When borrowing for +ve cashflow properties what are the pros & cons of using P&I versus IO loans?
I would imagine I would be using the buy & hold strategy in most cases – as I am primarily interested in the cashflow at this stage.
Also I just finished reading “Real Estate Riches” by Dolf De Roos last night – a HIGHLY RECOMMENDED book.
VERY IMPORTANT QUESTION COMING UP:…..
He suggests that you should try to add value to your IP ASAP and get a new valuation on the property. Then take the extra funds you can borrow as a result of this valuation, use part of it to pay for the improvement, and pocket the rest tax free.
For example, Dolf suggests getting a +ve cashflow property with a garage or carport.

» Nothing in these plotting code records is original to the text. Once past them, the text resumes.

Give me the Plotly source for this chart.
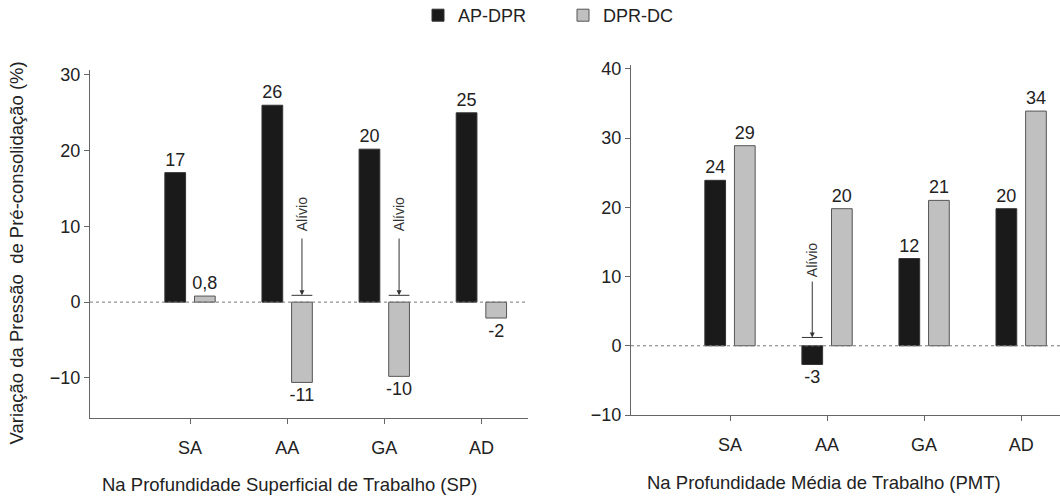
import plotly.graph_objects as go

# ---------------- data ----------------
categories = ["SA", "AA", "GA", "AD"]
series_names = ["AP-DPR", "DPR-DC"]

sp_ap_dpr = [17.1, 26.0, 20.2, 25.0]
sp_dpr_dc = [0.8, -10.6, -9.8, -2.1]
sp_ap_labels = ["17", "26", "20", "25"]
sp_dc_labels = ["0,8", "-11", "-10", "-2"]

pmt_ap_dpr = [23.9, -2.7, 12.6, 19.8]
pmt_dpr_dc = [28.9, 19.8, 21.0, 33.9]
pmt_ap_labels = ["24", "-3", "12", "20"]
pmt_dc_labels = ["29", "20", "21", "34"]

left_yticks = [-10, 0, 10, 20, 30]
right_yticks = [-10, 0, 10, 20, 30, 40]

# "Alívio" markers: (category, series index)
alivio_left = [("AA", 1), ("GA", 1)]
alivio_right = [("AA", 0)]

y_title = "Variação da Pressão  de Pré-consolidação (%)"
x_title_left = "Na Profundidade Superficial de Trabalho (SP)"
x_title_right = "Na Profundidade Média de Trabalho (PMT)"

# ---------------- style ----------------
FONT = "Liberation Sans, Arial, sans-serif"
TXT = "#222222"
AX = "#666666"
BLACK = "#1a1a1a"
GRAY = "#c0c0c0"
BARGAP = 0.39
GROUPGAP = 0.30

xpos = list(range(len(categories)))

fig = go.Figure()

def add_bars(vals, labels, name, color, line_color, xa, ya, show):
    fig.add_trace(go.Bar(
        x=xpos, y=vals, name=name, text=labels,
        textposition="outside", cliponaxis=False, constraintext="none",
        textfont=dict(size=18, color=TXT, family=FONT),
        marker=dict(color=color, line=dict(color=line_color, width=1)),
        xaxis=xa, yaxis=ya, showlegend=show, legendgroup=name,
        offsetgroup=name,
    ))

add_bars(sp_ap_dpr, sp_ap_labels, series_names[0], BLACK, "#333333", "x", "y", True)
add_bars(sp_dpr_dc, sp_dc_labels, series_names[1], GRAY, "#555555", "x", "y", True)
add_bars(pmt_ap_dpr, pmt_ap_labels, series_names[0], BLACK, "#333333", "x2", "y2", False)
add_bars(pmt_dpr_dc, pmt_dc_labels, series_names[1], GRAY, "#555555", "x2", "y2", False)

axis_common = dict(showline=True, linecolor=AX, linewidth=1, ticks="outside",
                   ticklen=5, tickcolor=AX, showgrid=False, zeroline=False,
                   automargin=False,
                   tickfont=dict(size=18, color=TXT, family=FONT))

fig.update_layout(
    width=1060, height=496,
    margin=dict(l=0, r=0, t=0, b=0, autoexpand=False),
    paper_bgcolor="white", plot_bgcolor="white",
    font=dict(family=FONT, color=TXT),
    barmode="group", bargap=BARGAP, bargroupgap=GROUPGAP,
    xaxis=dict(domain=[90 / 1060, 528 / 1060], range=[-1.03, 3.48],
               tickvals=xpos, ticktext=categories, ticklabelstandoff=8,
               anchor="y", **axis_common),
    yaxis=dict(domain=[1 - 418 / 496, 1 - 70.4 / 496], range=[-15.3, 30.6],
               tickvals=left_yticks, anchor="x", **axis_common),
    xaxis2=dict(domain=[631 / 1060, 1.0], range=[-1.02, 3.4],
                tickvals=xpos, ticktext=categories, ticklabelstandoff=8,
                anchor="y2", **axis_common),
    yaxis2=dict(domain=[1 - 415 / 496, 1 - 65.4 / 496], range=[-10, 40.5],
                tickvals=right_yticks, anchor="x2", **axis_common),
    legend=dict(orientation="h", x=418 / 1060, xanchor="left", y=1 + 3 / 496,
                yanchor="top", font=dict(size=18, color=TXT, family=FONT),
                entrywidth=100, entrywidthmode="pixels",
                bgcolor="rgba(0,0,0,0)"),
)

# dotted zero lines
for xr, yr in [("x", "y"), ("x2", "y2")]:
    fig.add_shape(type="line", xref=f"{xr} domain", yref=yr, x0=0, x1=1, y0=0, y1=0,
                  line=dict(color="#777777", width=1, dash="dot"))

# Alívio markers
slot = (1 - BARGAP) / 2
bar_w = slot * (1 - GROUPGAP)

def add_alivio(items, xr, yr, level, arrow_top, text_y):
    for cat, s in items:
        c = categories.index(cat) + (-slot / 2 if s == 0 else slot / 2)
        fig.add_shape(type="line", xref=xr, yref=yr, x0=c - bar_w / 2, x1=c + bar_w / 2,
                      y0=level, y1=level, line=dict(color="#333333", width=1))
        fig.add_annotation(xref=xr, yref=yr, x=c, y=level, ax=c, ay=arrow_top,
                           axref=xr, ayref=yr, text="", showarrow=True,
                           arrowhead=2, arrowsize=1, arrowwidth=1, arrowcolor="#333333")
        fig.add_annotation(xref=xr, yref=yr, x=c, y=text_y, text="Alívio",
                           textangle=-90, showarrow=False,
                           xanchor="center", yanchor="middle",
                           font=dict(size=14, color="#333333", family=FONT))

add_alivio(alivio_left, "x", "y", 0.9, 8.6, 11.6)
add_alivio(alivio_right, "x2", "y2", 1.2, 9.5, 12.4)

# axis titles
fig.add_annotation(xref="paper", yref="paper", x=16 / 1060, y=1 - 253.5 / 496,
                   xanchor="center", yanchor="middle",
                   text=y_title, textangle=-90, showarrow=False,
                   font=dict(size=18.5, color=TXT, family=FONT))
fig.add_annotation(xref="paper", yref="paper", x=289 / 1060, y=1 - 484 / 496,
                   xanchor="center", yanchor="middle",
                   text=x_title_left, showarrow=False,
                   font=dict(size=18.5, color=TXT, family=FONT))
fig.add_annotation(xref="paper", yref="paper", x=824 / 1060, y=1 - 482 / 496,
                   xanchor="center", yanchor="middle",
                   text=x_title_right, showarrow=False,
                   font=dict(size=18.5, color=TXT, family=FONT))

fig.write_html("out.html", config={"displayModeBar": False},
               post_script="document.body.style.margin='0';")
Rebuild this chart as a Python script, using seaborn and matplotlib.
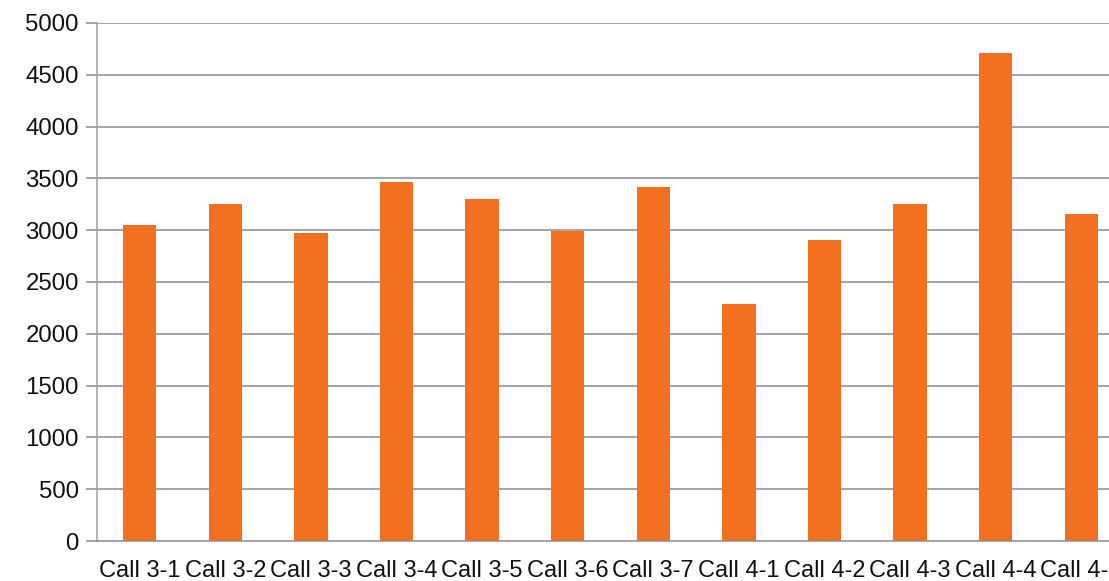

Pay to erect a carport for (let’s say) $1,000. If you get an extra rental income of $20 per week, your annual income would be $1,000.
The new valuation will capitalise the extra rental income at 10% giving you an extra value of $10,000. Lets say you can get a new mortgage using (let’s say) 70% LVR for $7,000.
You pay for the carport out of this loan money, and you deduct interest (say 10%). Dolf works out you are left with $6,000 (remember you have $1,000 extra rent pa).
And that $6,000 is not income as such so it is tax free!!!
Does that work in Australia?
As Dolf is an Aussie I imagine that is so. But I have heard of another American doing this, so maybe Dolf is just referring to the US as he lives there now (next door to Robert Kyosaki).
Thanks,
David Paxton
New Homes Consultant
Sterling Homes
0412 853 395
We have all our IPs I/O loans because we want more cash flow. Our contract allows us to change to P&I in 5 years andso start paying off the loan if we decide to do that.
We have recently renovated and got new valuations and got a L/C but we always check with our accountant re any tax implications. They are the best to advise on your own situation.